Escribo mi columna mientras escucho la crónica de muertos por causa de los incendios forestales en Galicia y Portugal. Nuestros vecinos lusos han declarado el estado de calamidad. Y tanto. En junio o julio en el país del fado morían más de sesenta personas atrapados por un fuego en la carretera. En Guadalajara hace unos años más de once muertos y tres desaparecidos.
Veranos y sequías como las de 2017 son terreno abonado para el fuego. España es —no hablo del problema de Cataluña— una tea dispuesta para arder en pleno mes de octubre. No cae una gota desde mayo. En el agro se respiran aires de ruina y ceniza. Ya se sabe, al perro flaco…
Me inquietan las noticias sobre el origen de muchos incendios: la mano del hombre está detrás. Una rencilla, un puesto de trabajo, una valla o un simple descuido. La negligencia de una barbacoa desencadenó el infierno en que murieron los once retenes de Guadalajara.
En el plano criminal y judicial, identificar al autor se hace tarea difícil, a veces misión imposible. Con frecuencia las acusaciones se sostienen sobre el encaje de bolillos de unos débiles indicios y de pruebas endebles. La mano del pirómano es alargada, y muchas veces impune. Las condenas son escasas. Pocos pagan el mal que hacen al amparo de la soledad, del despoblado o del abrigo de la noche.
En este escenario se me antojan livianas las penas previstas en nuestro Código Penal para los cuatro pirómanos al año que son condenados. Es cierto que se han endurecido las penas por estos delitos y que hoy, al menos en teoría, se puede ingresar en prisión por pegar fuego. Sin embargo, es raro ver en la trena a los incendiarios por este tipo de delitos. En el balance global incendiar sigue saliendo barato y muchas veces gratis.

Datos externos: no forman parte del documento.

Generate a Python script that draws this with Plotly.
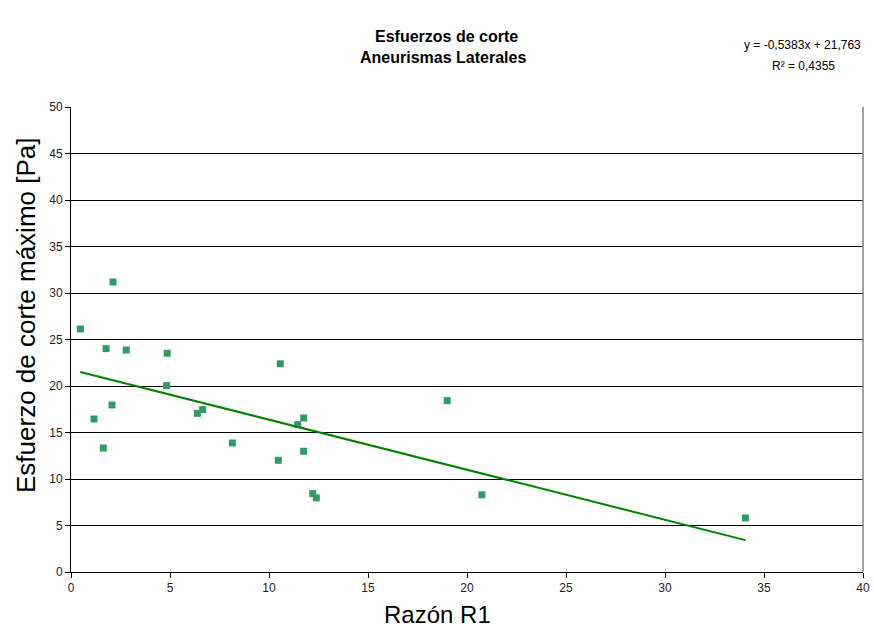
import plotly.graph_objects as go

# Razón R1 vs esfuerzo de corte máximo (aneurismas laterales)
razon_r1 = [0.47, 2.12, 1.77, 2.79, 4.86, 4.83, 1.16, 2.07, 1.63, 6.38, 6.65,
            8.15, 10.47, 10.57, 11.45, 11.75, 11.75, 12.21, 12.39, 19.0, 20.75, 34.06]
esfuerzo = [26.13, 31.18, 24.02, 23.87, 23.52, 20.04, 16.45, 17.96, 13.33, 17.06, 17.46,
            13.87, 12.01, 22.39, 15.85, 16.56, 12.98, 8.43, 7.96, 18.43, 8.30, 5.81]

# Linear trend line coefficients (as printed in the equation)
slope = -0.5383
intercept = 21.763
r2 = 0.4355

x_ticks = [0, 5, 10, 15, 20, 25, 30, 35, 40]
y_ticks = [0, 5, 10, 15, 20, 25, 30, 35, 40, 45, 50]

x_min, x_max = min(razon_r1), max(razon_r1)
trend_x = [x_min, x_max]
trend_y = [slope * v + intercept for v in trend_x]

font_family = "Liberation Sans, Arial, sans-serif"

# plot area in pixels (for placing paper-referenced text)
L, R, T, B = 71, 863, 107, 572
PW, PH = R - L, B - T


def px(x):
    return (x - L) / PW


def py(y):
    return (B - y) / PH


fig = go.Figure()
fig.add_trace(go.Scatter(
    x=razon_r1, y=esfuerzo, mode="markers",
    marker=dict(symbol="square", size=7, color="#339966",
                line=dict(width=0)),
    showlegend=False, cliponaxis=False,
))
fig.add_trace(go.Scatter(
    x=trend_x, y=trend_y, mode="lines",
    line=dict(color="#008000", width=2),
    showlegend=False,
))

fig.update_layout(
    width=874, height=628,
    margin=dict(l=L, r=874 - R, t=T, b=628 - B),
    paper_bgcolor="white", plot_bgcolor="white",
    font=dict(family=font_family, color="#000000"),
    xaxis=dict(
        range=[0, 40], tickvals=x_ticks, ticktext=[str(v) for v in x_ticks],
        showgrid=False, zeroline=False, automargin=False,
        showline=True, linecolor="#000000", linewidth=1,
        ticks="outside", ticklen=5, tickcolor="#000000", tickwidth=1,
        tickfont=dict(size=12, color="#222222"),
    ),
    yaxis=dict(
        range=[0, 50], tickvals=y_ticks, ticktext=[str(v) for v in y_ticks],
        showgrid=True, gridcolor="#000000", gridwidth=1, zeroline=False,
        automargin=False,
        showline=True, linecolor="#000000", linewidth=1,
        ticks="outside", ticklen=5, tickcolor="#000000", tickwidth=1,
        tickfont=dict(size=12, color="#222222"),
    ),
    shapes=[
        dict(type="line", xref="paper", yref="paper", x0=1, x1=1, y0=0, y1=1,
             line=dict(color="#808080", width=1.5)),
    ],
    annotations=[
        dict(text="<b>Esfuerzos de corte</b>",
             xref="paper", yref="paper", x=px(446), y=py(36),
             xanchor="center", yanchor="middle", showarrow=False,
             font=dict(size=16, family=font_family)),
        dict(text="<b>Aneurismas Laterales</b>",
             xref="paper", yref="paper", x=px(443), y=py(58),
             xanchor="center", yanchor="middle", showarrow=False,
             font=dict(size=16, family=font_family)),
        dict(text=f"y = {slope:.4f}x + {intercept:.3f}".replace(".", ","),
             xref="paper", yref="paper", x=px(863), y=py(45),
             xanchor="right", yanchor="middle", showarrow=False,
             font=dict(size=12, family=font_family)),
        dict(text=f"R² = {r2:.4f}".replace(".", ","),
             xref="paper", yref="paper", x=px(803), y=py(66),
             xanchor="center", yanchor="middle", showarrow=False,
             font=dict(size=12, family=font_family)),
        dict(text="Esfuerzo de corte máximo [Pa]",
             xref="paper", yref="paper", x=px(26), y=py(316),
             xanchor="center", yanchor="middle", textangle=-90, showarrow=False,
             font=dict(size=26, family=font_family)),
        dict(text="Razón R1",
             xref="paper", yref="paper", x=px(437), y=py(614),
             xanchor="center", yanchor="middle", showarrow=False,
             font=dict(size=24, family=font_family)),
    ],
)

fig.write_html("out.html")
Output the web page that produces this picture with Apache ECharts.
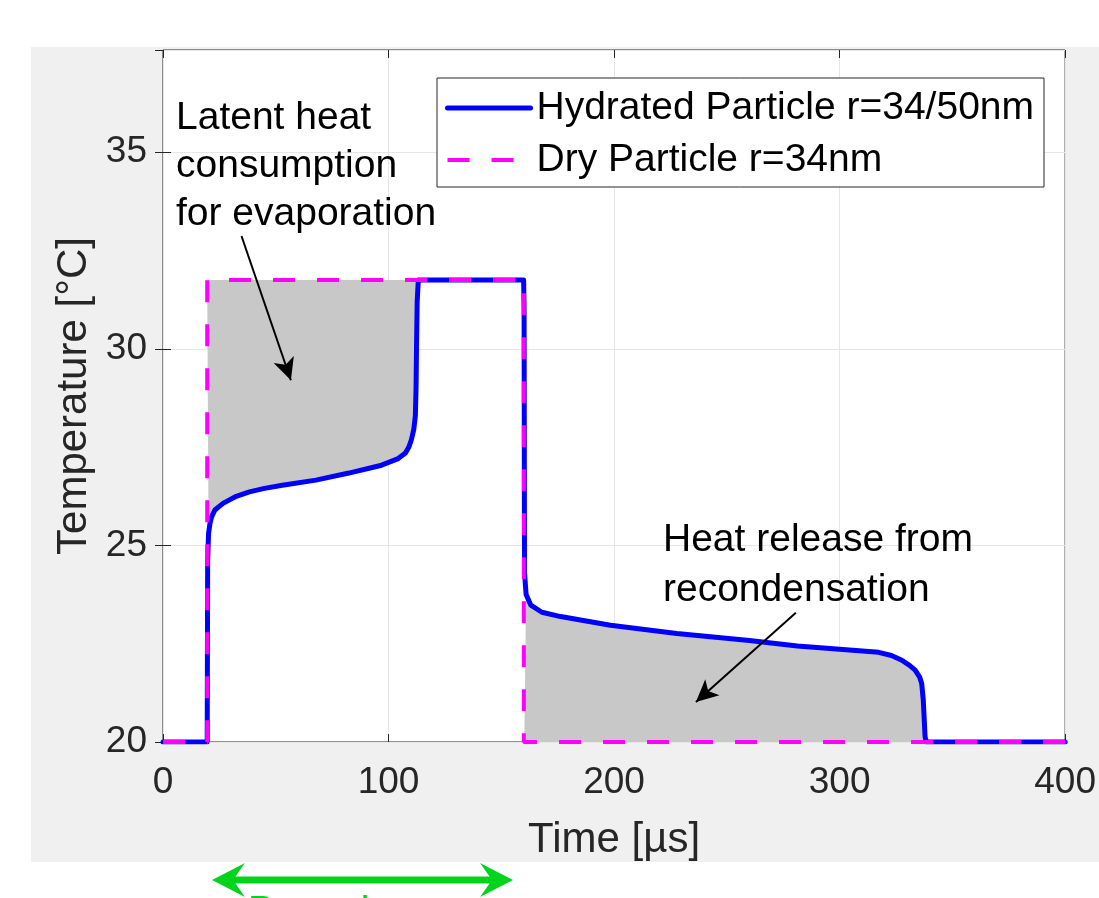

Quizá por eso piense que más que en la vara y en la represión del delito (que también) la clave y el acento debe ponerse en la prevención de los efectos ilícito. Con media España despoblada, y amplias zonas convertidas en un desierto de población como en Siberia, las masas forestales (eso dicen los expertos) son una pira en potencia. Aclarar bosques, construir cortafuegos y mantenerlos, limpiar las masas forestales y conservarlas en un estado adecuado deberían ser una política de Estado y una prioridad. Los incendios han dejado de ser un mero problema medioambiental para convertirse en una emergencia civil. Los grandes incendios sólo se apagan con gestión forestal y planificación territorial.
El fuego ya no es sólo un problema para la biodiversidad: afectan a familias, a vidas humanas y a viviendas. Los incendios son una cuestión de orden público o de seguridad colectiva. Quienes en Cangas de Narcea, el Alto Silo o Pontevedra queman y tiran de cerilla son una suerte de terroristas medioambientales y así deben ser tratados. Pues eso.